What is a corked wine?
First of all, a corked wine is not a good thing. It means that the wine has been contaminated with cork taint (get your mind out of the gutter, this is a real thing). Remember that cork is a natural product and sometimes various microorganisms and fungi grow in them.These contaminated corks create a nasty chemical compound called TCA (2,4,6- trichloroanisole). When a cork with TCA comes in contact with the wine, it contaminates it and ruins the entire bottle.
We call this a corked wine because it’s much easier to say “the wine is corked” instead of “this wine has been contaminated with 2,4,6 trichloroanisole”!
How do you know if a wine is corked?
Before you freak out and think that all your expensive wine may be ruined by their corks, you should know that cork taint is actually quite uncommon (occuring in less than 5% of corks) and is also very easy to identify thanks to a really distinct smell and taste.
Corked wines smells like damp, soggy, and rotten cardboard. It’s also described as smelling like a dank moldy basement, a wet newspaper or a wet dog. If you take a whiff and smell any of these then the wine is corked.
If you take a sip of a corked wine, the taste will be flat and dull. The TCA neutralizes the fruit and cuts the finish in the wine, leaving you with a shallow, astringent, flavor.
Believe me, you’ll know when you smell and taste a corked wine.
What should I do if my wine is corked?
If you’re at a restaurant and the sommelier serves you a wine that you think is corked, politely tell him, “I think this wine may be corked.

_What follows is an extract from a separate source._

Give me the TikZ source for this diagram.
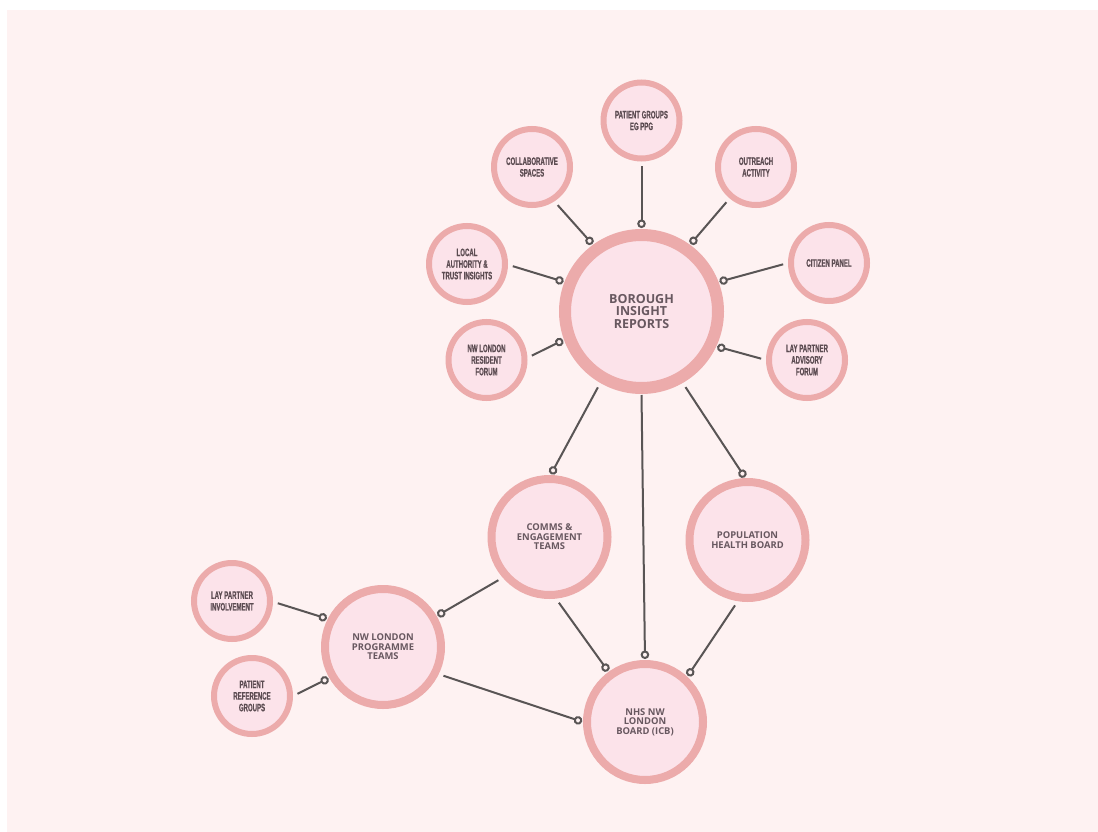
\documentclass[tikz,border=0pt]{standalone}
\usepackage{fontspec}
\usetikzlibrary{arrows.meta}
\newfontfamily\condfont[FakeStretch=0.56,FakeBold=0.6]{Liberation Sans}
\newfontfamily\osans{Open Sans}
\definecolor{bgc}{HTML}{FEF2F2}
\definecolor{ringc}{HTML}{ECABAB}
\definecolor{fillc}{HTML}{FCE3EA}
\definecolor{txtc}{HTML}{685860}
\definecolor{stxtc}{HTML}{5C4C52}
\definecolor{linec}{HTML}{595555}
\tikzset{
  bubble/.style={circle, draw=ringc, fill=fillc, inner sep=0pt, align=center, text=txtc},
  smallb/.style={bubble, line width=6pt, minimum size=76pt, text=stxtc,
     font=\condfont\bfseries\fontsize{10.8}{11.6}\selectfont},
  medb/.style={bubble, line width=8pt, minimum size=116pt,
     font=\osans\bfseries\fontsize{9.4}{9.4}\selectfont},
  bigb/.style={bubble, line width=12pt, minimum size=153pt,
     font=\osans\bfseries\fontsize{12.5}{12.3}\selectfont},
  conn/.style={draw=linec, line width=2pt, shorten <=5pt, shorten >=1pt,
     -{Circle[open,length=8.5pt,width=8.5pt]}}
}
\begin{document}
\begin{tikzpicture}[x=1pt,y=-1pt]
\useasboundingbox (0,0) rectangle (1098,832);
\fill[white] (0,0) rectangle (1098,832);
\fill[bgc] (7,10) rectangle (1098,832);

\node[bigb] (bir) at (641.5,311.5) {BOROUGH\\INSIGHT\\REPORTS};
\node[smallb] (ppg) at (641.5,120.5) {PATIENT GROUPS\\EG PPG};
\node[smallb] (collab) at (532,167) {COLLABORATIVE\\SPACES};
\node[smallb] (outreach) at (756,167) {OUTREACH\\ACTIVITY};
\node[smallb] (local) at (467,264) {LOCAL\\AUTHORITY \&\\TRUST INSIGHTS};
\node[smallb] (citizen) at (829,263) {CITIZEN PANEL};
\node[smallb] (resident) at (486.5,360) {NW LONDON\\RESIDENT\\FORUM};
\node[smallb] (layadv) at (807,360) {LAY PARTNER\\ADVISORY\\FORUM};
\node[medb] (comms) at (549.5,537) {COMMS \&\\ENGAGEMENT\\TEAMS};
\node[medb] (pop) at (747.5,540) {POPULATION\\HEALTH BOARD};
\node[medb] (prog) at (383,647) {NW LONDON\\PROGRAMME\\TEAMS};
\node[medb] (nhs) at (645,722) {NHS NW\\LONDON\\BOARD (ICB)};
\node[smallb] (layinv) at (232,601) {LAY PARTNER\\INVOLVEMENT};
\node[smallb] (patref) at (252,696) {PATIENT\\REFERENCE\\GROUPS};

\draw[conn] (ppg.270) -- (bir.90);
\draw[conn] (collab.303) -- (bir.126.5);
\draw[conn] (outreach.230.5) -- (bir.54);
\draw[conn] (local.359) -- (bir.159);
\draw[conn] (citizen.180) -- (bir.21);
\draw[conn] (resident.3) -- (bir.200);
\draw[conn] (layadv.180) -- (bir.335);
\draw[conn] (bir.240) -- (comms.89);
\draw[conn, shorten <=1pt] (bir.270) -- (nhs.90);
\draw[conn] (bir.300) -- (pop.92);
\draw[conn] (comms.221) -- (prog.30);
\draw[conn] (comms.276) -- (nhs.126);
\draw[conn] (pop.261) -- (nhs.47);
\draw[conn] (prog.334) -- (nhs.180);
\draw[conn] (layinv.359) -- (prog.153);
\draw[conn] (patref.0) -- (prog.210);
\end{tikzpicture}
\end{document}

Will you try it please?” The somm will then smell and taste the wine. If it is indeed corked, it will be immediately obvious to the sommelier and they will bring you a new bottle at no charge.
If you’ve purchased from a retailer and you still have the receipt, bring it back with the unconsumed wine still in the bottle. The retailer should gladly provide you a refund since the winery or distributor will pay for the bottle thanks to you bringing in the evidence of the corked wine.
If you’ve purchased from a retailer and you don’t have the receipt, contact the winery directly and explain the situation. Most of the time they will send you a replacement bottle free of charge!